For the Biscuit Dough

  • 4-1/2 cups of self-rising flour, divided
  • 16 oz. salted butter, cubed (28 Tbs./3 sticks)
  • 1/4 cup finely chopped fresh sage leaves
  • 1-1/2 to 2 cups buttermilk
  • 4 Tbs. melted butter
  • Position the oven rack in the middle of the oven, and preheat to 400°F. Line a rimmed baking sheet with parchment paper, and set aside.

    In a large bowl, combine 4 cups of the flour and the cubed butter. Using your hands, incorporate the butter into the flour, working the dough between your thumb and middle and pointer fingers to “snap” the dough together until the mixture resembles cottage cheese. It will be chunky with some loose flour. Mix in the sage.

    Make a well in the center of the mixture. Pour in the buttermilk, a little bit at a time, using your hands to mix the flour into the buttermilk until the texture is tacky and sticky. You may not need all of the buttermilk, or you may need a little more. The dough should be wet and messy, but not sloppy.

    Sprinkle flour on top of the dough. Run a rubber spatula around the inside of the bowl, creating a separation between the dough and the bowl. Sprinkle a bit more flour into this crease.

    Flour a work surface well. With force, dump the dough from the bowl onto the surface. Flour the top of the dough and the rolling pin. Roll out the dough into an oval 2 inches thick. No kneading is necessary—the less you mess with the dough, the better.

    Flour a 2-inch biscuit cutter. Start from the edge of the rolled-out dough, and cut straight through the dough with the cutter, trying to maximize the number of biscuits cut from this first roll-out.

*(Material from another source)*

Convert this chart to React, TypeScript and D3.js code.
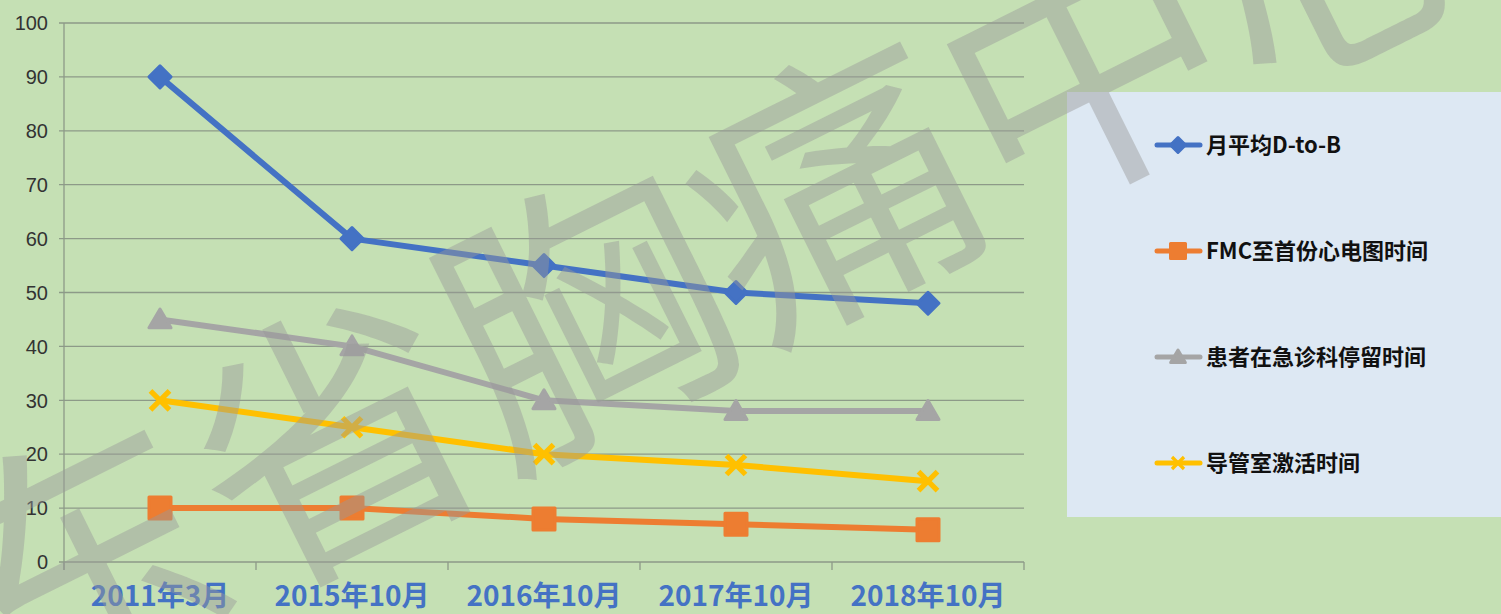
import React, { useEffect, useRef } from 'react';
import * as d3 from 'd3';

// categories and series
const categories = ['2011年3月', '2015年10月', '2016年10月', '2017年10月', '2018年10月'];
const seriesNames = ['月平均D-to-B', 'FMC至首份心电图时间', '患者在急诊科停留时间', '导管室激活时间'];
const dtob = [90, 60, 55, 50, 48];
const fmcEcg = [10, 10, 8, 7, 6];
const erStay = [45, 40, 30, 28, 28];
const cathLab = [30, 25, 20, 18, 15];
const yTicks = [0, 10, 20, 30, 40, 50, 60, 70, 80, 90, 100];
const watermark = '广东省胸痛中心';

const colors = ['#4472c4', '#ed7d31', '#a5a5a5', '#ffc000'];
const markerTypes = ['diamond', 'square', 'triangle', 'x'];

const App = () => {
  const svgRef = useRef<SVGSVGElement>(null);

  useEffect(() => {
    const W = 1501;
    const H = 614;
    const svg = d3.select(svgRef.current).attr('width', W).attr('height', H);
    svg.selectAll('*').remove();

    // background
    svg.append('rect').attr('width', W).attr('height', H).attr('fill', '#c5e0b4');

    const plot = { left: 64, right: 1024, top: 23, bottom: 562 };

    const x = d3.scaleBand().domain(categories).range([plot.left, plot.right]);
    const y = d3.scaleLinear().domain([0, 100]).range([plot.bottom, plot.top]);
    const cx = (c: string) => (x(c) as number) + x.bandwidth() / 2;

    // gridlines
    svg.append('g')
      .selectAll('line')
      .data(yTicks)
      .join('line')
      .attr('x1', plot.left - 5)
      .attr('x2', plot.right)
      .attr('y1', d => y(d))
      .attr('y2', d => y(d))
      .attr('stroke', '#8d9a88')
      .attr('stroke-width', 1.3);

    // y axis line
    svg.append('line')
      .attr('x1', plot.left).attr('x2', plot.left)
      .attr('y1', plot.top).attr('y2', plot.bottom + 8)
      .attr('stroke', '#8d9a88').attr('stroke-width', 1.3);

    // x ticks at band edges
    const edges = categories.map(c => x(c) as number).concat([plot.right]);
    svg.append('g')
      .selectAll('line')
      .data(edges)
      .join('line')
      .attr('x1', d => d).attr('x2', d => d)
      .attr('y1', plot.bottom).attr('y2', plot.bottom + 8)
      .attr('stroke', '#8d9a88').attr('stroke-width', 1.3);

    // y tick labels
    svg.append('g')
      .selectAll('text')
      .data(yTicks)
      .join('text')
      .attr('x', 48)
      .attr('y', d => y(d))
      .attr('dy', '0.36em')
      .attr('text-anchor', 'end')
      .attr('font-family', 'Liberation Sans, Arial, sans-serif')
      .attr('font-size', 20)
      .attr('fill', '#333')
      .text(d => d);

    // x labels
    svg.append('g')
      .selectAll('text')
      .data(categories)
      .join('text')
      .attr('x', d => cx(d))
      .attr('y', 606)
      .attr('text-anchor', 'middle')
      .attr('font-family', 'Noto Sans CJK SC, sans-serif')
      .attr('font-weight', 'bold')
      .attr('font-size', 28)
      .attr('fill', '#4472c4')
      .text(d => d);

    const markerPath = (type: string, s: number) => {
      if (type === 'diamond') return `M0,${-s}L${s},0L0,${s}L${-s},0Z`;
      if (type === 'square') return `M${-s},${-s}H${s}V${s}H${-s}Z`;
      if (type === 'triangle') return `M0,${-s}L${s * 1.05},${s * 0.8}H${-s * 1.05}Z`;
      return `M${-s},${-s}L${s},${s}M${-s},${s}L${s},${-s}`;
    };

    const drawMarker = (g: any, type: string, color: string, px: number, py: number, s: number) => {
      const p = g.append('path')
        .attr('transform', `translate(${px},${py})`)
        .attr('d', markerPath(type, s))
        .attr('stroke', color)
        .attr('stroke-linejoin', 'round');
      if (type === 'x') {
        p.attr('fill', 'none').attr('stroke-width', s * 0.55).attr('stroke-linecap', 'butt');
      } else {
        p.attr('fill', color).attr('stroke-width', 3);
      }
    };

    const allSeries = [dtob, fmcEcg, erStay, cathLab];
    const line = d3.line<number>()
      .x((_, i) => cx(categories[i]))
      .y(d => y(d));

    allSeries.forEach((vals, si) => {
      const g = svg.append('g');
      g.append('path')
        .datum(vals)
        .attr('fill', 'none')
        .attr('stroke', colors[si])
        .attr('stroke-width', 6)
        .attr('stroke-linejoin', 'round')
        .attr('d', line);
      const sizes = [11, 11, 10.5, 9.5];
      vals.forEach((v, i) => drawMarker(g, markerTypes[si], colors[si], cx(categories[i]), y(v), sizes[si]));
    });

    // legend
    const lg = svg.append('g');
    lg.append('rect')
      .attr('x', 1067).attr('y', 92)
      .attr('width', W - 1067).attr('height', 517 - 92)
      .attr('fill', '#dde8f3');
    const legendY = [145, 251, 357, 463];
    seriesNames.forEach((name, i) => {
      lg.append('line')
        .attr('x1', 1157).attr('x2', 1200)
        .attr('y1', legendY[i]).attr('y2', legendY[i])
        .attr('stroke', colors[i]).attr('stroke-width', 5)
        .attr('stroke-linecap', 'round');
      const ls = [7.5, 7.5, 7, 6];
      drawMarker(lg, markerTypes[i], colors[i], 1178, legendY[i], ls[i]);
      lg.append('text')
        .attr('x', 1206)
        .attr('y', legendY[i])
        .attr('dy', '0.36em')
        .attr('font-family', 'Noto Sans CJK SC, sans-serif')
        .attr('font-weight', 'bold')
        .attr('font-size', 22)
        .attr('fill', '#111')
        .text(name);
    });

    // watermark over everything
    svg.append('text')
      .attr('transform', 'translate(575,300) rotate(-26.5)')
      .attr('text-anchor', 'middle')
      .attr('dominant-baseline', 'central')
      .attr('font-family', 'Noto Sans CJK SC, sans-serif')
      .attr('font-size', 280)
      .attr('fill', '#9a9a9a')
      .attr('fill-opacity', 0.45)
      .text(watermark);
  }, []);

  return <svg ref={svgRef} style={{ position: 'absolute', left: 0, top: 0, display: 'block' }}></svg>;
};

export default App;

    Re-roll the excess dough, and cut more biscuits. As long as the dough stays wet inside, you can use as much flour on the outside as you need to handle the dough.

    Place the biscuits on the prepared baking sheet lined with parchment paper (the biscuits should be touching).

    Brush the tops with melted butter. Bake until the tops are golden brown, 16 to 18 minutes, rotating the pan halfway through.

  • For the Biscuit Crackers

  • Third roll-out of buttermilk biscuit dough or other leftover buttermilk biscuit dough
  • Melted butter
  • Kosher salt
  • Freshly ground coarse black pepper

Preheat the oven to 350°F. Line a baking sheet with parchment paper and set aside.

Roll out the dough to about 1/8-inch thickness (as thin as you can get it). Slice the dough into rustic strips, and transfer to the prepared baking sheet.

Using a fork, poke holes in the strips. Brush with melted butter, and sprinkle with salt and pepper. Bake until browning and crisp, about 15 minutes. Let cool completely, then store in a sealed container at room temperature for up to 3 days.

Monday, November 28, 2022

A Breakfast Ace in The Hole

 

It's called Eggs in a Hole! It's another way to use more of the leftover biscuit dough that's a specialty of Carey Morey. She's the author of the new cookbook Hot Little Supers. Carey stopped by Tonia's Kitchen to talk about her recipe for this delicious breakfast dish. Carey told Tonia her kids love this one. The concept is simple, take your cutter, punch holes into the biscuit dough and bake. Then add the eggs and bake again. When you're doing brunch, this one's definitely the winning hand!

  • Leftover buttermilk biscuit dough from stamping out biscuits

  • Melted butter (amount will depend on how much dough you’re using)

  • Medium Eggs (one per biscuit cutout you want to fill)

  • Freshly ground coarse black pepper

  • Salt

  • Garnish of your choice

    1. After making biscuits, reduce the oven temperature to 400 degrees and line a rimmed baking sheet with parchment paper.

    2. Transfer the leftover biscuit dough to the baking sheet after all twelve biscuits have been stamped out. You now have your “nest.”

    3. Brush the nest with melted butter and bake for 12 minutes.

    4. Pull the biscuit nest out of the oven and crack an egg inside each biscuit cutout. If garnishing with an item such as cheese, add now.

    5. Bake for an additional 7 minutes, or until the egg reaches your preference of doneness.

    6. Brush with melted butter again, then sprinkle with salt and pepper and serve.